Getting to know... Eleanor Lacey
Do you have a favorite vacation spot?
Yes, Thailand! You don’t get sick all the time, which happens in some places I’ve visited. I took both of my daughters to China and my younger daughter got really sick, and that was scary for me. So, in Thailand I’ve never been sick.
I like that everything in Thailand is different. The clothes are different, the language is different, the food’s different, but also it’s still very accessible. And my experience there has been that people are really welcoming in teaching you about the culture, and so, there’s an ease of learning that I really enjoy. I’m not a “go sit on the beach for two weeks” person. I like beaches but I want something else when I go to the beach so I get that in Thailand. I get all the beauty but I get that everything is different.
Yeah, I love the food as well. That’s important to me. When I’m traveling I want to like what I’m eating because vacations are limited. The vacation that we’re taking is unusual. We’d never taken this long a vacation, other than when we were students, so certainly not with our kids but it was something that we already had planned. Sophos agreed to let me do it if I was coming on board.
If you could teach any subject in law school, what would it be?
If I think about how I’ve been most effective in my roles and what I feel like has really launched me in my career, it has been truly understanding as much as I can the business. I mean I’m not thinking very big here, but if I’m thinking about if you want to be a general counsel in a company you better be interested in the company first, and it would be teaching that skill.
I think it is a skill and it is not intuitive and it’s not what you’re taught in law school. You’re taught in law school to analyze law. And you may be taught black-letter law or you may be taught theory, it doesn’t matter but that’s your main focus. When people come out of law schools or law firms, sometimes they come into a company and that’s their main focus, and it’s so much more fun to have that be, yes, as a requirement, as a prerequisite of supporting your company but the company is what you’re looking at.
And I think the other thing is, I don’t know how I would do it but is really the way we funnel people into roles today, it starts in elementary school, right? My daughter is identified as a soccer player. My other daughter is identified as a ballet dancer. And in order to participate, by the time they’re 12 or 13, it’s five days a week often. And it goes back to that — there was a really interesting interview I heard on NPR that was on this topic and I never heard who the person was, but it was a guy who was happily working at Google but found that his choices and his preferences were limiting him.
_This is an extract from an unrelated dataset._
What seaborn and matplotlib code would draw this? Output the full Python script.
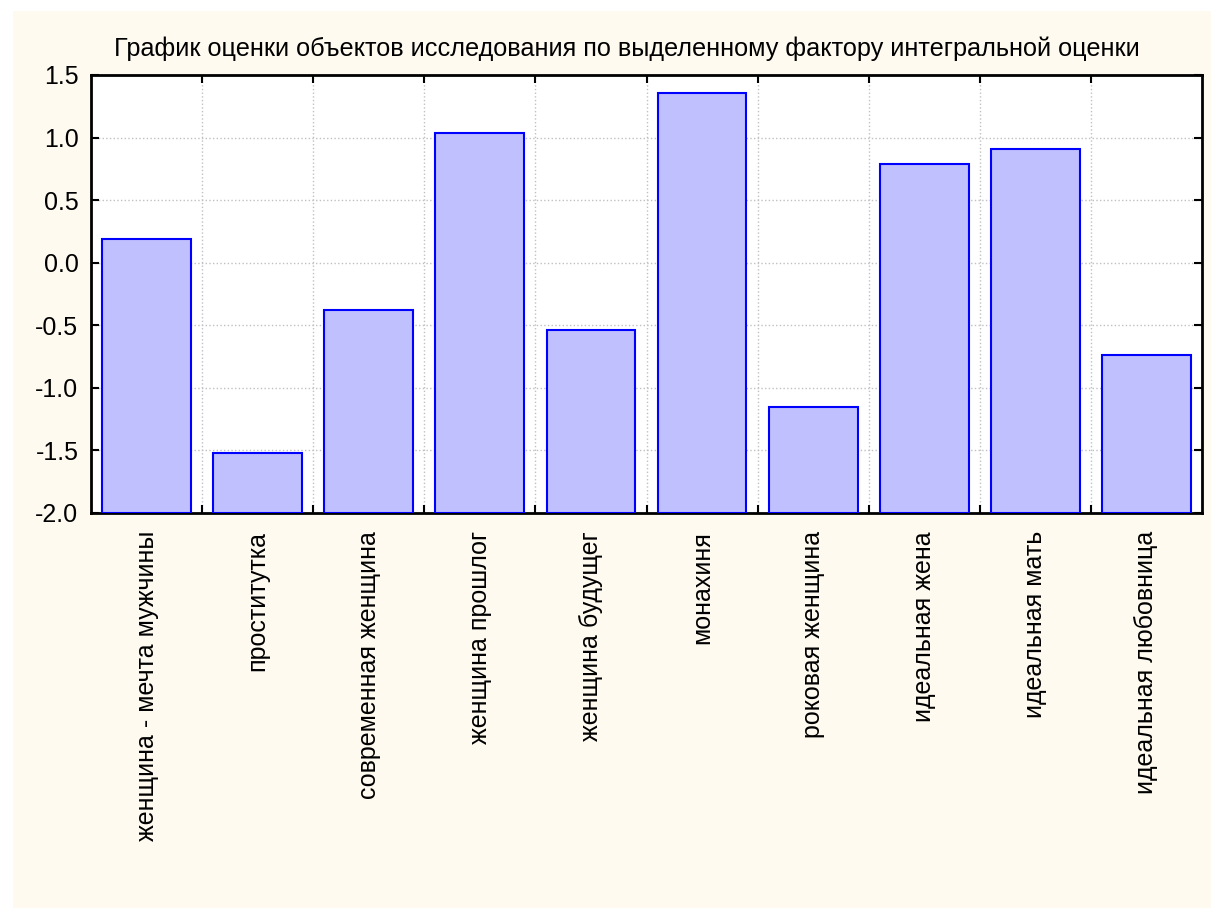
import numpy as np
import pandas as pd
import seaborn as sns
import matplotlib.pyplot as plt
from matplotlib.patches import Rectangle
from matplotlib.ticker import MultipleLocator, FixedLocator


# Data
objects = ['женщина - мечта мужчины', 'проститутка', 'современная женщина',
           'женщина прошлог', 'женщина будущег', 'монахиня', 'роковая женщина',
           'идеальная жена', 'идеальная мать', 'идеальная любовница']
scores = [0.19, -1.52, -0.38, 1.04, -0.54, 1.36, -1.15, 0.79, 0.91, -0.74]

base = -2.0
df = pd.DataFrame({'object': objects, 'score': scores})
df['height'] = df['score'] - base

sns.set_style('white')
plt.rcParams['font.family'] = ['Liberation Sans', 'DejaVu Sans']
plt.rcParams['axes.unicode_minus'] = False
plt.rcParams['text.color'] = 'black'

fig = plt.figure(figsize=(12.11, 9.08), dpi=100)
fig.patch.set_facecolor('white')
# cream panel behind everything
fig.patches.append(Rectangle((13 / 1211, 0), 1, 1 - 11 / 908, transform=fig.transFigure,
                             facecolor='#fefaf0', edgecolor='none', zorder=-10))

ax = fig.add_axes([91 / 1211, 1 - 513 / 908, (1202 - 91) / 1211, (513 - 75) / 908])
ax.set_facecolor('white')

sns.barplot(data=df, x='object', y='height', bottom=base, color='#c0c0ff',
            edgecolor='#0000ff', linewidth=1.5, width=0.8, saturation=1, ax=ax, zorder=3)

ax.set_ylim(-2.0, 1.5)
ax.set_xlim(-0.5, len(objects) - 0.5)
ax.yaxis.set_major_locator(MultipleLocator(0.5))
ax.yaxis.set_major_formatter(plt.FuncFormatter(lambda v, p: f'{v:.1f}'))
ax.xaxis.set_minor_locator(FixedLocator(np.arange(0.5, len(objects) - 0.5, 1)))

ax.grid(True, axis='y', which='major', color='#c0c0c0', linestyle=':', linewidth=1, zorder=0)
ax.grid(True, axis='x', which='minor', color='#c0c0c0', linestyle=':', linewidth=1, zorder=0)
ax.set_axisbelow(True)

ax.tick_params(axis='y', which='major', direction='in', length=6, width=1.5,
               left=True, right=True, labelsize=18, labelcolor='black', color='black', pad=9)
ax.tick_params(axis='x', which='major', length=0, labelsize=18, labelcolor='black', pad=13)
ax.tick_params(axis='x', which='minor', direction='in', length=6, width=1.5,
               bottom=True, top=True, color='black')
for s in ax.spines.values():
    s.set_color('black')
    s.set_linewidth(2)

ax.set_xticks(range(len(objects)))
ax.set_xticklabels(objects, rotation=90, va='top', ha='center')
ax.set_xlabel('')
ax.set_ylabel('')
ax.set_title('График оценки объектов исследования по выделенному фактору интегральной оценки',
             fontsize=18.2, pad=14, color='black', x=0.4825)

fig.savefig('out.png', dpi=100, facecolor=fig.get_facecolor())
If I think of myself that I stumbled into Chinese history and studying Chinese and I stumbled into going in-house, and both of those things are giving me a lot of joy in my life.
So, he quit his job and created an algorithm that would just choose events near him then just choose one for him to attend. There was no preference in there. And he started doing it for like a year. And he said sometimes it’d be very awkward. He would show up at the Young Russian Professionals Get-Together and he was not a professional, nor was he Russian, but he said he learned so much and it just broadened his life. And I would say pay attention to how much these preferences are narrowing your experience and then decide whether that’s something you want. I don’t think everybody needs to broaden their experience. That’s not everybody’s cup of tea. But for me, it’s exciting. And I was unintentionally narrowing myself, so I try not to but I think it’s really hard.